The initial manning of the ship was a crew of 90 personnel by the end of 1653. In 1660 the crew had dropped to 60 personnel and in 1666 had risen to 70 personnel. In 1677 the establishment for her crew was stated as 75/65/45 personnel dependent on wartime or peacetime and the number of guns carried. Her initial gun armament was established as 14 guns in 1653. By 1660 her armament was 14 guns wartime and 12 guns for peacetime. In 1666 Establishment her armament was 12 guns. Her actual armament in 1666 was 10 guns: four demi-cannons, two 8-pounder sakers, and four minions. The 1677 Establishment listed her armament as 16 wartime and 14 guns peacetime. These guns were all sakers.

==Commissioned service==
Drake was commissioned prior to her launch (1652) in 1651 under the command of Captain Anthony Smith to oversee her completion and final fitting. In 1653 she was assigned Captain Robert Clarke, Senior. Later during 1653 Captain Abraham Allgate took command until 1656 when he was replaced with Captain John Bowery, who held command until 1660. With HRH King Charles II renaming the English Navy as the Royal Navy on the Restoration of the Monarchy, all English ships were given the right to bear the letters 'HMS' or 'His Majesty's Ship' before their name.

On 5 September 1660 HMS Drake was commissioned under the command of Captain William Battin, who held command until 6 May 1661. On 23 May 1661 she came under Captain Arthur Laughorne who held command until she was placed in Ordinary on 28 November 1661. She was commissioned on 9 April 1664 under the command of Captain Tobias Sackler until 1 March 1665. On 2 March 1665 Captain Richard Poole took command. She fought at the Battle of Lowestoft as a member of Red Squadron, Centre Division on 3 June 1665. Captain Thomas Hammond (or possibly Harwood) took command on 2 May 1666 until 21 December 1667. She remained idle until 6 April 1668 when Captain Leonard Guy took command until his death on 21 April 1668. Captain Richard Country took command the day after Captain Guy died. He held command until she was paid off into Ordinary on 8 December 1668.

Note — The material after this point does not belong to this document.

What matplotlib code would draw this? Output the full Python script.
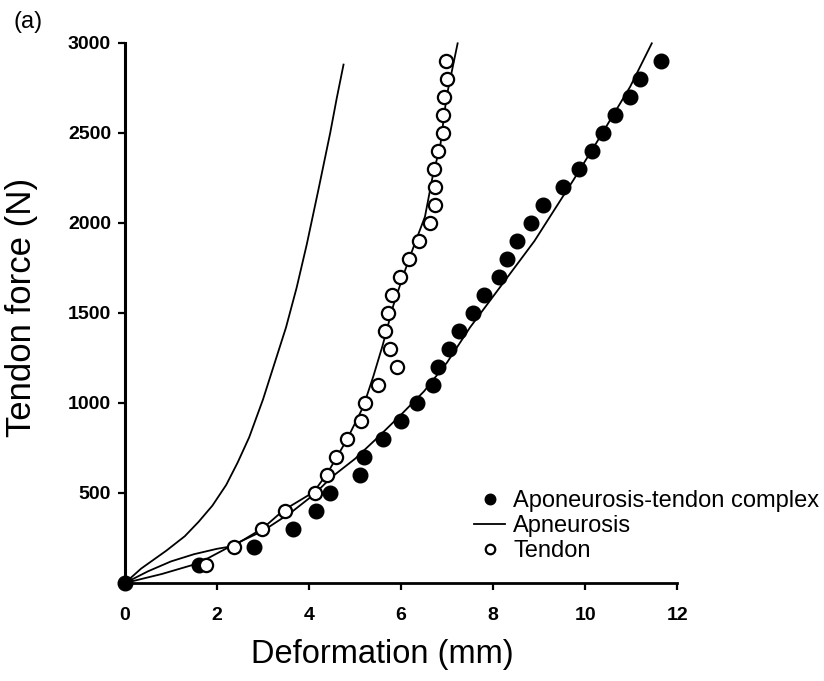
import matplotlib
matplotlib.use("Agg")
import matplotlib.pyplot as plt

plt.rcParams['font.family'] = ['Liberation Sans', 'DejaVu Sans']

# measured points: aponeurosis-tendon complex (filled)
atc_x = [0, 1.6, 2.8, 3.65, 4.15, 4.45, 5.1, 5.2, 5.6, 6.0, 6.35, 6.7, 6.8, 7.05, 7.27,
         7.57, 7.8, 8.12, 8.31, 8.51, 8.82, 9.09, 9.53, 9.86, 10.14, 10.4, 10.65, 10.98, 11.2, 11.65]
atc_f = [0, 100, 200, 300, 400, 500, 600, 700, 800, 900, 1000, 1100, 1200, 1300, 1400,
         1500, 1600, 1700, 1800, 1900, 2000, 2100, 2200, 2300, 2400, 2500, 2600, 2700, 2800, 2900]

# measured points: tendon (open)
ten_x = [1.75, 2.37, 2.98, 3.47, 4.12, 4.38, 4.58, 4.83, 5.14, 5.22, 5.51, 5.91, 5.76, 5.66,
         5.71, 5.8, 5.98, 6.18, 6.38, 6.63, 6.74, 6.74, 6.72, 6.81, 6.91, 6.92, 6.93, 6.99, 6.98]
ten_f = [100, 200, 300, 400, 500, 600, 700, 800, 900, 1000, 1100, 1200, 1300, 1400,
         1500, 1600, 1700, 1800, 1900, 2000, 2100, 2200, 2300, 2400, 2500, 2600, 2700, 2800, 2900]

# fitted curves
apo_fit_x = [0, 0.35, 0.9, 1.3, 1.6, 1.9, 2.2, 2.45, 2.7, 3.0, 3.3, 3.5, 3.73, 3.95,
             4.2, 4.46, 4.6, 4.75]
apo_fit_f = [0, 80, 180, 260, 340, 430, 545, 670, 810, 1020, 1260, 1420, 1640, 1880,
             2180, 2500, 2690, 2880]

ten_fit_x = [0, 0.5, 1.0, 1.5, 2.0, 2.35, 3.0, 3.45, 4.1, 4.4, 4.82, 5.18, 5.4, 5.6, 5.83,
             6.05, 6.3, 6.52, 6.7, 6.85, 6.99, 7.23]
ten_fit_f = [0, 65, 120, 160, 190, 205, 305, 405, 505, 610, 795, 980, 1150, 1320, 1540,
             1710, 1887, 2035, 2276, 2424, 2702, 2998]

atc_fit_x = [0, 0.8, 1.6, 2.3, 3.0, 3.6, 4.1, 4.5, 5.0, 5.5, 6.0, 6.5, 7.0, 7.5, 8.2, 8.9,
             9.75, 10.33, 10.98, 11.45]
atc_fit_f = [0, 50, 110, 205, 290, 390, 490, 590, 690, 810, 935, 1065, 1225, 1420, 1660, 1900,
             2240, 2480, 2757, 2998]

x_ticks = [0, 2, 4, 6, 8, 10, 12]
y_ticks = [500, 1000, 1500, 2000, 2500, 3000]

fig = plt.figure(figsize=(8.24, 6.81), dpi=100)
ax = fig.add_axes([0.1517, 0.1439, 0.67, 0.793])

ax.plot(apo_fit_x, apo_fit_f, color='black', lw=1.3, label='Apneurosis', clip_on=False)
ax.plot(ten_fit_x, ten_fit_f, color='black', lw=1.3, clip_on=False)
ax.plot(atc_fit_x, atc_fit_f, color='black', lw=1.3, clip_on=False)

ax.plot(atc_x, atc_f, 'o', color='black', ms=10.5, label='Aponeurosis-tendon complex',
        clip_on=False, zorder=3)
ax.plot(ten_x, ten_f, 'o', mfc='white', mec='black', mew=1.6, ms=9.5, label='Tendon',
        clip_on=False, zorder=3)

ax.set_xlim(0, 12)
ax.set_ylim(0, 3000)
ax.set_xticks(x_ticks)
ax.set_yticks(y_ticks)
ax.spines['top'].set_visible(False)
ax.spines['right'].set_visible(False)
ax.spines['left'].set_linewidth(2.2)
ax.spines['bottom'].set_linewidth(2.0)
ax.tick_params(direction='out', length=5, width=1.6, labelsize=14)
ax.tick_params(axis='x', pad=12)
ax.tick_params(axis='y', pad=5)
for lab in ax.get_xticklabels() + ax.get_yticklabels():
    lab.set_fontweight('bold')

ax.set_xlabel('Deformation (mm)', fontsize=23.5)
ax.xaxis.set_label_coords(0.466, -0.104)
ax.set_ylabel('Tendon force (N)', fontsize=25)
ax.yaxis.set_label_coords(-0.157, 0.51)

handles, labels = ax.get_legend_handles_labels()
order = [1, 0, 2]
ax.legend([handles[i] for i in order], [labels[i] for i in order],
          loc='upper left', bbox_to_anchor=(0.633, 0.172), frameon=False,
          fontsize=17, handlelength=1.3, handletextpad=0.35, labelspacing=0.12,
          markerscale=0.72, borderpad=0, borderaxespad=0)

fig.text(0.016, 0.968, '(a)', fontsize=17, va='center', ha='left')

fig.savefig('out.png', dpi=100)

On 1 January 1672 she was commissioned with Captain John Temple as commander. He was followed by Captain Casibelan Burton on 17 June 1672, then followed by Captain Rowland Stepney on 25 August 1672. She patrolled the North Sea in 1673. 1674 she sailed to Tangier. Captain Stepney died on 26 December 1676. Captain John Tyrell was in command from 9 February 1678 until 19 July 1679 patrolling in Home Waters. On 10 July 1683 she was under Captain Thomas Leighton for patrolling in Home Waters until 24 February 1684.On 25 February Captain Baron Wylde took command still on duty in Home Waters until 6 October 1684. Captain Thomas Spragge took command on 11 April for service at Jamaica. Captain Spragge held command into 1690.

==Disposition==
In 1690 she was condemned at Jamaica. She was sold at Jamaica in 1691.